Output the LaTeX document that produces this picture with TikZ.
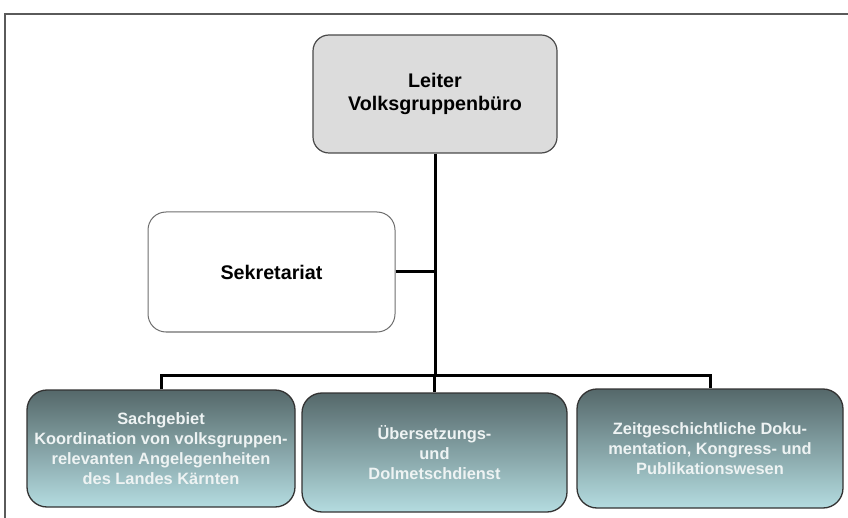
\documentclass[tikz,border=0pt]{standalone}
\usepackage{fontspec}
\setmainfont{Liberation Sans}
\definecolor{framegray}{HTML}{5A5A5A}
\definecolor{boxgray}{HTML}{DCDCDC}
\definecolor{edgegray}{HTML}{4A4A4A}
\definecolor{unittop}{HTML}{55686A}
\definecolor{unitbottom}{HTML}{B4DCE0}
\definecolor{unittext}{HTML}{EEF3F3}
\tikzset{
  headbox/.style={draw=edgegray, line width=1.2pt, fill=boxgray, rounded corners=16pt,
    align=center, font=\bfseries\fontsize{19.7}{23}\selectfont, inner sep=0pt},
  staffbox/.style={draw=edgegray!80, line width=1pt, fill=white, rounded corners=18pt,
    align=center, font=\bfseries\fontsize{19.7}{23}\selectfont, inner sep=0pt},
  unitbox/.style={draw=black!80, line width=1.3pt, top color=unittop, bottom color=unitbottom,
    rounded corners=20pt, align=center, text=unittext,
    font=\bfseries\fontsize{16.4}{20}\selectfont, inner sep=0pt},
  link/.style={draw=black, line width=3pt}
}
\begin{document}
\begin{tikzpicture}[x=1pt, y=-1pt]
\useasboundingbox (0,0) rectangle (848,518);
% page frame
\draw[framegray, line width=1.5pt] (5,518) -- (5,14) -- (848,14);

\node[headbox, minimum width=244pt, minimum height=118pt] (leiter) at (435,94)
  {Leiter\\Volksgruppenbüro};
\node[staffbox, minimum width=247pt, minimum height=120pt] (sek) at (271.5,272)
  {Sekretariat};
\node[unitbox, minimum width=268pt, minimum height=117pt] (u1) at (161,448.5)
  {Sachgebiet\\Koordination von volksgruppen-\\relevanten Angelegenheiten\\des Landes Kärnten};
\node[unitbox, minimum width=265pt, minimum height=119pt] (u2) at (434.5,452.5)
  {Übersetzungs-\\und\\Dolmetschdienst};
\node[unitbox, minimum width=266pt, minimum height=119pt] (u3) at (710,448.5)
  {Zeitgeschichtliche Doku-\\mentation, Kongress- und\\Publikationswesen};

\coordinate (bus) at (leiter.south |- 0,375);
\draw[link] (leiter.south) -- (bus);
\draw[link] (sek.east) -- (sek.east -| bus);
\draw[link] (u1.north) |- (bus) -| (u3.north);
\draw[link] (bus) -- (bus -| u2.north) -- (u2.north);
\end{tikzpicture}
\end{document}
=-=-=-=-=
Repeat the material above verbatim, with no pictures in the output.

Output the LaTeX document that produces this picture with TikZ.
\documentclass[tikz,border=0pt]{standalone}
\usepackage{fontspec}
\setmainfont{Liberation Sans}
\definecolor{framegray}{HTML}{5A5A5A}
\definecolor{boxgray}{HTML}{DCDCDC}
\definecolor{edgegray}{HTML}{4A4A4A}
\definecolor{unittop}{HTML}{55686A}
\definecolor{unitbottom}{HTML}{B4DCE0}
\definecolor{unittext}{HTML}{EEF3F3}
\tikzset{
  headbox/.style={draw=edgegray, line width=1.2pt, fill=boxgray, rounded corners=16pt,
    align=center, font=\bfseries\fontsize{19.7}{23}\selectfont, inner sep=0pt},
  staffbox/.style={draw=edgegray!80, line width=1pt, fill=white, rounded corners=18pt,
    align=center, font=\bfseries\fontsize{19.7}{23}\selectfont, inner sep=0pt},
  unitbox/.style={draw=black!80, line width=1.3pt, top color=unittop, bottom color=unitbottom,
    rounded corners=20pt, align=center, text=unittext,
    font=\bfseries\fontsize{16.4}{20}\selectfont, inner sep=0pt},
  link/.style={draw=black, line width=3pt}
}
\begin{document}
\begin{tikzpicture}[x=1pt, y=-1pt]
\useasboundingbox (0,0) rectangle (848,518);
% page frame
\draw[framegray, line width=1.5pt] (5,518) -- (5,14) -- (848,14);

\node[headbox, minimum width=244pt, minimum height=118pt] (leiter) at (435,94)
  {Leiter\\Volksgruppenbüro};
\node[staffbox, minimum width=247pt, minimum height=120pt] (sek) at (271.5,272)
  {Sekretariat};
\node[unitbox, minimum width=268pt, minimum height=117pt] (u1) at (161,448.5)
  {Sachgebiet\\Koordination von volksgruppen-\\relevanten Angelegenheiten\\des Landes Kärnten};
\node[unitbox, minimum width=265pt, minimum height=119pt] (u2) at (434.5,452.5)
  {Übersetzungs-\\und\\Dolmetschdienst};
\node[unitbox, minimum width=266pt, minimum height=119pt] (u3) at (710,448.5)
  {Zeitgeschichtliche Doku-\\mentation, Kongress- und\\Publikationswesen};

\coordinate (bus) at (leiter.south |- 0,375);
\draw[link] (leiter.south) -- (bus);
\draw[link] (sek.east) -- (sek.east -| bus);
\draw[link] (u1.north) |- (bus) -| (u3.north);
\draw[link] (bus) -- (bus -| u2.north) -- (u2.north);
\end{tikzpicture}
\end{document}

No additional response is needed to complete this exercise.